Through the years I’ve acquired this APP and that one because friends have suggested them or businesses have urged them.  My APPle device hold APProximately 90 APPs, some with overlAPPing functions and/or APProximately the same purpose, each one reached by the tAPPing of a finger or two.  Several APPs to tell me the weather, others to help me manipulate photos, read books, make to-do lists, keep track of expenses, locate and navigate hiking trails….  And yes, I do mean several for each one of those tasks.
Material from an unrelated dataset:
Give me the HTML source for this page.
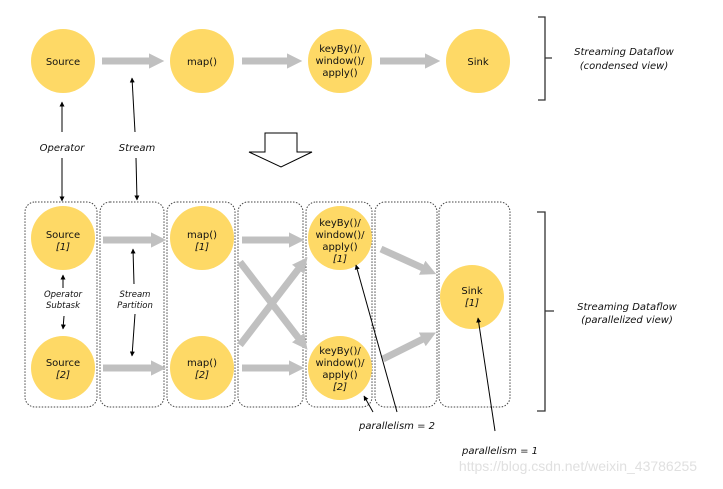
<!DOCTYPE html>
<html><head><meta charset="utf-8"><style>
body{margin:0;background:#fff}
svg text{font-family:"DejaVu Sans","Liberation Sans",sans-serif;font-size:10px;fill:#111}
.i{font-style:italic}
</style></head><body>
<svg width="723" height="484" viewBox="0 0 723 484" xmlns="http://www.w3.org/2000/svg">
<defs>
<marker id="ah" viewBox="0 0 10 10" refX="9" refY="5" markerWidth="5" markerHeight="5" orient="auto-start-reverse"><path d="M0,0L10,5L0,10z" fill="#000"/></marker>
<marker id="ga" viewBox="0 0 10 10" refX="2" refY="5" markerWidth="2.2" markerHeight="2.2" orient="auto"><path d="M0,0L10,5L0,10z" fill="#c0c0c0"/></marker>
</defs>
<g fill="#fed966">
<circle cx="63" cy="61" r="32"/><circle cx="202" cy="61" r="32"/><circle cx="340" cy="61" r="32"/><circle cx="478" cy="61" r="32"/>
</g>
<g stroke="#c0c0c0" stroke-width="7" marker-end="url(#ga)">
<line x1="102" y1="61" x2="152" y2="61"/><line x1="242" y1="61" x2="290" y2="61"/><line x1="380" y1="61" x2="428" y2="61"/>
</g>
<text x="63" y="65" text-anchor="middle">Source</text>
<text x="202" y="65" text-anchor="middle">map()</text>
<text x="340" y="52" text-anchor="middle">keyBy()/</text>
<text x="340" y="64" text-anchor="middle">window()/</text>
<text x="340" y="76" text-anchor="middle">apply()</text>
<text x="478" y="65" text-anchor="middle">Sink</text>
<path d="M538,17H545V100H538M545,58H552" fill="none" stroke="#333" stroke-width="1.3"/>
<text class="i" x="624" y="55" text-anchor="middle">Streaming Dataflow</text>
<text class="i" x="624" y="69" text-anchor="middle">(condensed view)</text>
<line x1="62" y1="132" x2="62" y2="102" stroke="#000" marker-end="url(#ah)"/>
<line x1="62" y1="158" x2="62" y2="201" stroke="#000" marker-end="url(#ah)"/>
<text class="i" x="62" y="151" text-anchor="middle">Operator</text>
<line x1="135" y1="132" x2="132" y2="78" stroke="#000" marker-end="url(#ah)"/>
<line x1="136" y1="158" x2="137" y2="200" stroke="#000" marker-end="url(#ah)"/>
<text class="i" x="137" y="151" text-anchor="middle">Stream</text>
<path d="M265,133H297V152H312L281,167L249,152H265Z" fill="#fff" stroke="#000" stroke-width="1"/>
<g fill="none" stroke="#444" stroke-dasharray="1.5,1.5">
<rect x="25" y="202" width="72" height="205" rx="10"/>
<rect x="100" y="202" width="64" height="205" rx="10"/>
<rect x="167" y="202" width="68" height="205" rx="10"/>
<rect x="238" y="202" width="65" height="205" rx="10"/>
<rect x="306" y="202" width="66" height="205" rx="10"/>
<rect x="375" y="202" width="62" height="205" rx="10"/>
<rect x="439" y="202" width="71" height="205" rx="10"/>
</g>
<g stroke="#c0c0c0" stroke-width="7" marker-end="url(#ga)">
<line x1="103" y1="240" x2="154" y2="240"/><line x1="103" y1="368" x2="154" y2="368"/>
<line x1="242" y1="240" x2="292" y2="240"/><line x1="242" y1="368" x2="292" y2="368"/>
<line x1="240" y1="262" x2="300" y2="340"/><line x1="240" y1="345" x2="300" y2="267"/>
<line x1="381" y1="249" x2="425" y2="269"/><line x1="383" y1="359" x2="425" y2="338"/>
</g>
<g fill="#fed966">
<circle cx="63" cy="238" r="32"/><circle cx="63" cy="368" r="32"/>
<circle cx="202" cy="238" r="32"/><circle cx="202" cy="368" r="32"/>
<circle cx="340" cy="238" r="32"/><circle cx="340" cy="368" r="32"/>
<circle cx="472" cy="297" r="32"/>
</g>
<text x="63" y="238" text-anchor="middle">Source</text><text class="i" x="63" y="250" text-anchor="middle">[1]</text>
<text x="63" y="366" text-anchor="middle">Source</text><text class="i" x="63" y="378" text-anchor="middle">[2]</text>
<text x="202" y="238" text-anchor="middle">map()</text><text class="i" x="202" y="250" text-anchor="middle">[1]</text>
<text x="202" y="366" text-anchor="middle">map()</text><text class="i" x="202" y="378" text-anchor="middle">[2]</text>
<text x="340" y="226" text-anchor="middle">keyBy()/</text><text x="340" y="238" text-anchor="middle">window()/</text><text x="340" y="250" text-anchor="middle">apply()</text><text class="i" x="340" y="262" text-anchor="middle">[1]</text>
<text x="340" y="354" text-anchor="middle">keyBy()/</text><text x="340" y="366" text-anchor="middle">window()/</text><text x="340" y="378" text-anchor="middle">apply()</text><text class="i" x="340" y="390" text-anchor="middle">[2]</text>
<text x="472" y="294" text-anchor="middle">Sink</text><text class="i" x="472" y="306" text-anchor="middle">[1]</text>
<text class="i" x="63" y="297" text-anchor="middle" style="font-size:8.5px">Operator</text>
<text class="i" x="63" y="308" text-anchor="middle" style="font-size:8.5px">Subtask</text>
<text class="i" x="135" y="297" text-anchor="middle" style="font-size:8.5px">Stream</text>
<text class="i" x="135" y="308" text-anchor="middle" style="font-size:8.5px">Partition</text>
<line x1="63" y1="288" x2="63" y2="275" stroke="#000" marker-end="url(#ah)"/>
<line x1="64" y1="316" x2="63" y2="329" stroke="#000" marker-end="url(#ah)"/>
<line x1="134" y1="284" x2="133" y2="249" stroke="#000" marker-end="url(#ah)"/>
<line x1="135" y1="314" x2="132" y2="356" stroke="#000" marker-end="url(#ah)"/>
<line x1="397" y1="412" x2="356" y2="265" stroke="#000" marker-end="url(#ah)"/>
<line x1="373" y1="412" x2="364" y2="396" stroke="#000" marker-end="url(#ah)"/>
<line x1="495" y1="431" x2="478" y2="318" stroke="#000" marker-end="url(#ah)"/>
<text class="i" x="397" y="429" text-anchor="middle">parallelism = 2</text>
<text class="i" x="500" y="454" text-anchor="middle">parallelism = 1</text>
<path d="M537,212H545V411H537M545,311H554" fill="none" stroke="#333" stroke-width="1.3"/>
<text class="i" x="627" y="310" text-anchor="middle">Streaming Dataflow</text>
<text class="i" x="627" y="323" text-anchor="middle">(parallelized view)</text>
<text x="578" y="471" text-anchor="middle" style="font-family:'Liberation Sans',sans-serif;font-size:14px;fill:#e0e0e0">https://blog.csdn.net/weixin_43786255</text>
</svg>
</body></html>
You might APPreciate the APPsurdity of some of the following: I have an APP to help me find my car when parked at the Kansas City airport ()?!) and one to make the photographed criminal on a wine bottle tell his tale of woe (you’d have to see it to believe it…);  I have an APP to facilitate my use a Jawbone UP (which I’ve never owned), another to help me find deals at local restaurants (who goes out to eat?), one to help me find my keys (though little good that’ll do me if my keys and phone are hiding together), one to open the lock box of reserved Airbnb homes; another to activate a SIM card I bought to prove that the refurbished phone I bought was indeed “unlocked.”  (I hope you don’t even know what I am talking about because I sure don’t!)

I do not expect you to APPlaud my abundance of APPs.  DisAPPointment in my poor judgment is inevitable,disAPProval is called for, undoubtedly.  I APPeal to your compassion, however.  It’s not that I’m goofing off and playing all sorts of games.  In fact, I don’t believe there’s a single game on my device if you don’t count Duolingo.  Angry Birds and Words with Friends are long gone.  No, I have “serious” APPs… but here’s the thing: I don’t know how to use even half of them, handicAPPed as I am by the hAPPenstance of my age and my lack of an intuitive nature.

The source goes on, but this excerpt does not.